> **TASK DIRECTIONS**
Keep only the lines of the listing that include the word "this", and copy them.

Dataset items:

--- BEGIN ---

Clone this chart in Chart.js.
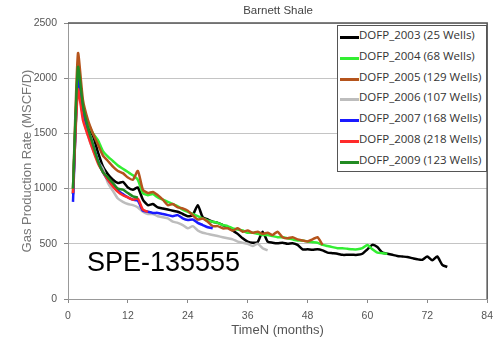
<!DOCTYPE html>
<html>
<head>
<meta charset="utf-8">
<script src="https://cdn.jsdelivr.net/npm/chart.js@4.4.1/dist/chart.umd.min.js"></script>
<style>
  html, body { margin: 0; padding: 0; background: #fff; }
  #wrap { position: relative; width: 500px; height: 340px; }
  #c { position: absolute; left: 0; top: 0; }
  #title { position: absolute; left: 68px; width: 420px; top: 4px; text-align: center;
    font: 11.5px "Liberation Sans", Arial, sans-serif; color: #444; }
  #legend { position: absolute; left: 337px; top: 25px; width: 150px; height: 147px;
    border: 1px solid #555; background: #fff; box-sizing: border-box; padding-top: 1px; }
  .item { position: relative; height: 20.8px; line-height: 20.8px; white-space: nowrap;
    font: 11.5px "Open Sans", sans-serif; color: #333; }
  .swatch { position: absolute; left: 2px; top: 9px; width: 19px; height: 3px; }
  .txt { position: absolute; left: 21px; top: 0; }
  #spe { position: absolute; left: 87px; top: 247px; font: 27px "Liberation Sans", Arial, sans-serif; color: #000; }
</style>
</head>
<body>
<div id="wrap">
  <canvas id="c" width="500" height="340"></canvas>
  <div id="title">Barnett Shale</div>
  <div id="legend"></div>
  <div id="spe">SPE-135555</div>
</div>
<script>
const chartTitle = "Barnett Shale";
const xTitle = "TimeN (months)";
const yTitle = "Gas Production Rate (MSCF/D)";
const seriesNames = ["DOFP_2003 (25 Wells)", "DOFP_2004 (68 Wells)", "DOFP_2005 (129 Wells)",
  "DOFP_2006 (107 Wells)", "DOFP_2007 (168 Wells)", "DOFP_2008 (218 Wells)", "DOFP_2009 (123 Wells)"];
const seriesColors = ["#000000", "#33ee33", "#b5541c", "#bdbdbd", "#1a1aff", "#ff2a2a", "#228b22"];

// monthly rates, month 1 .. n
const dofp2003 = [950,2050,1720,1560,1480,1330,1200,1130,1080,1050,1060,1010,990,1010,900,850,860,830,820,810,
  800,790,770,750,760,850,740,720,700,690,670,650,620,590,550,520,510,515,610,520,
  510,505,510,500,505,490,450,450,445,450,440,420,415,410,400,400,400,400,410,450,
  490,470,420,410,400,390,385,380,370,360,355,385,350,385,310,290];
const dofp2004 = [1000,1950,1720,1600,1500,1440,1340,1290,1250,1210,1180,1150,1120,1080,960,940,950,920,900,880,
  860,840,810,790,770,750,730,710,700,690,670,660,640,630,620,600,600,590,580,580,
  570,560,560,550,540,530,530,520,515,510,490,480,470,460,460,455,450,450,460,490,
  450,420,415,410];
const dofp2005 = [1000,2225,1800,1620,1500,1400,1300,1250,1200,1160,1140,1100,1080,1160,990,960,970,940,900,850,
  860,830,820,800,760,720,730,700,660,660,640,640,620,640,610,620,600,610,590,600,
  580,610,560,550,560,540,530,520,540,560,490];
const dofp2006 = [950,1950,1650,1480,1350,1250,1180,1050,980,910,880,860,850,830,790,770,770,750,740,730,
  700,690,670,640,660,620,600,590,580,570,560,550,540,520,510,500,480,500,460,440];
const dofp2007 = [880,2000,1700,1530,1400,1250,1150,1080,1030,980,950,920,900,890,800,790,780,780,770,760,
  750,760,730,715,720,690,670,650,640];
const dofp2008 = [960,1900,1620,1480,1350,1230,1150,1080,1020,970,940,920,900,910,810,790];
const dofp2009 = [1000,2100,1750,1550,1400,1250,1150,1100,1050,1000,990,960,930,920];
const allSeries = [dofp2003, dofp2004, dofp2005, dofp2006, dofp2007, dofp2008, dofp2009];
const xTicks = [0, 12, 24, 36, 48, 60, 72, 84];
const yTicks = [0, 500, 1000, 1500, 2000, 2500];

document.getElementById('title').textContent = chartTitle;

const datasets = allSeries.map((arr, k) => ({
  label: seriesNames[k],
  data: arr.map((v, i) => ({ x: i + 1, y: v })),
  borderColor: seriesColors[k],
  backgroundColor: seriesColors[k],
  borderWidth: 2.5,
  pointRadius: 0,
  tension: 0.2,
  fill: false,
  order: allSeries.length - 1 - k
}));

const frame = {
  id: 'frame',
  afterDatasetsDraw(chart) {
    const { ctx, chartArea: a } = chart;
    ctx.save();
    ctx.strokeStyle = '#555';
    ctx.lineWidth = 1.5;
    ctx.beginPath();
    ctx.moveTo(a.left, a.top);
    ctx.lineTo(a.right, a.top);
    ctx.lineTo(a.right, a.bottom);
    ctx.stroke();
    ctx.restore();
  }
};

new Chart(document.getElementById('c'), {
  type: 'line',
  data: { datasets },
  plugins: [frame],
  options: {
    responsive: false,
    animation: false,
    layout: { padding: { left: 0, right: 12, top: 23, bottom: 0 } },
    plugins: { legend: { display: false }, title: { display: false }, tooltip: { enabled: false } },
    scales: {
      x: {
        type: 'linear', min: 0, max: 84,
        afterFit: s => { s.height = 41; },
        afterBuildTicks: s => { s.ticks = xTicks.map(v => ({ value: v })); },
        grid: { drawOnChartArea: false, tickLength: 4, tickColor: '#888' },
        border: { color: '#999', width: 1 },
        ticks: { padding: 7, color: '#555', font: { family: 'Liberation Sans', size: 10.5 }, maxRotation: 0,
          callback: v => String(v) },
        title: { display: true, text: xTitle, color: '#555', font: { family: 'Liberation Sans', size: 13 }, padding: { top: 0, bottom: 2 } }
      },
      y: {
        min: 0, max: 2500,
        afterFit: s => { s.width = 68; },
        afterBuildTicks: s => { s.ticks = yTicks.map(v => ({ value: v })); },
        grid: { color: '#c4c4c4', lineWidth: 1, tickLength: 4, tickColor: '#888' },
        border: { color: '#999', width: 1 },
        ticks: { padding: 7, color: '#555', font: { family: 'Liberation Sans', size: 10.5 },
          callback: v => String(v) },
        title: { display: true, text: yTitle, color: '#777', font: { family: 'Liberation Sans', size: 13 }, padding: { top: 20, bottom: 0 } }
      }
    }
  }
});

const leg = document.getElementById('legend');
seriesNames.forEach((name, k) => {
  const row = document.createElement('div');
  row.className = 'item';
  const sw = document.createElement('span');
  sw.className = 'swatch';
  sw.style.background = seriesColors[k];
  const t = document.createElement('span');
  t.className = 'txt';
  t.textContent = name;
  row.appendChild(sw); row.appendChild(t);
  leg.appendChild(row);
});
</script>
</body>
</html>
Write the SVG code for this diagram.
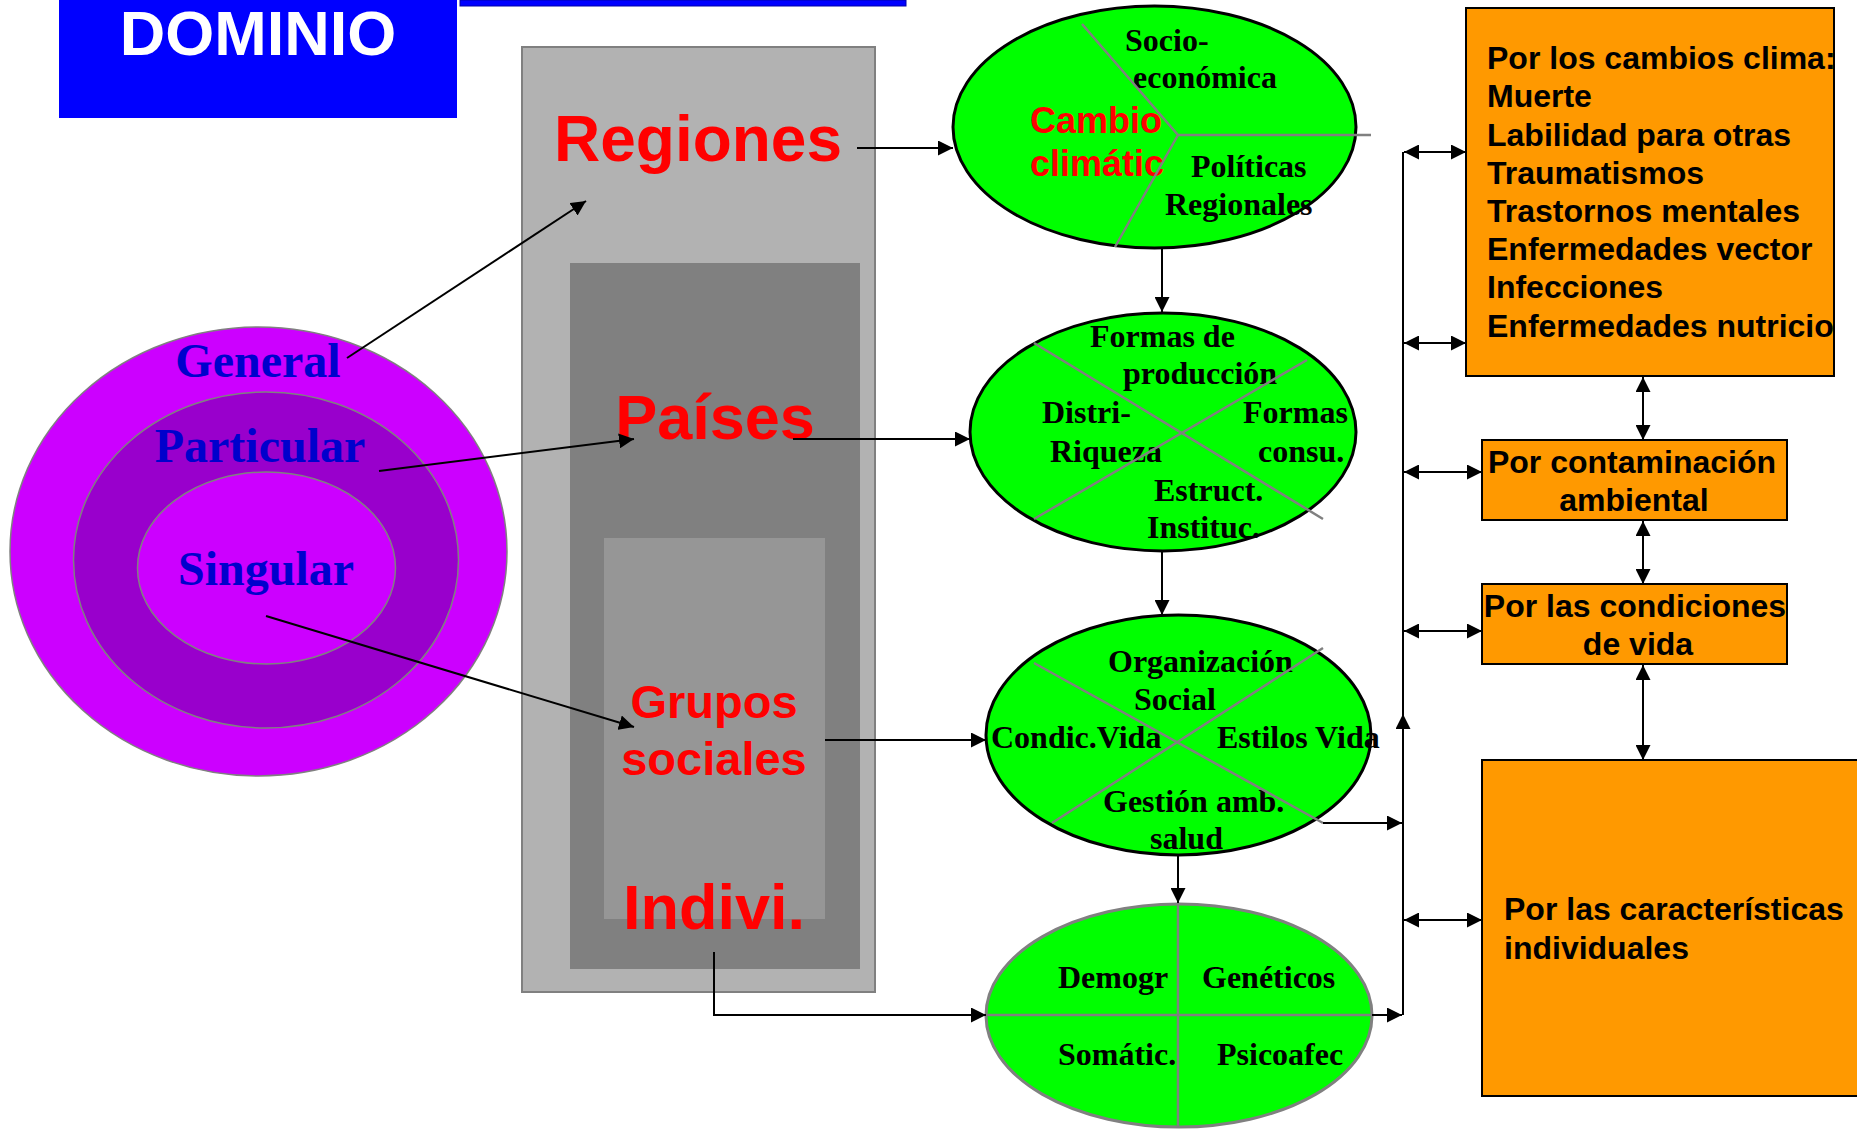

--- END ---

> **RESULT BELOW**
Clone this chart in Chart.js.
Write the SVG code for this diagram.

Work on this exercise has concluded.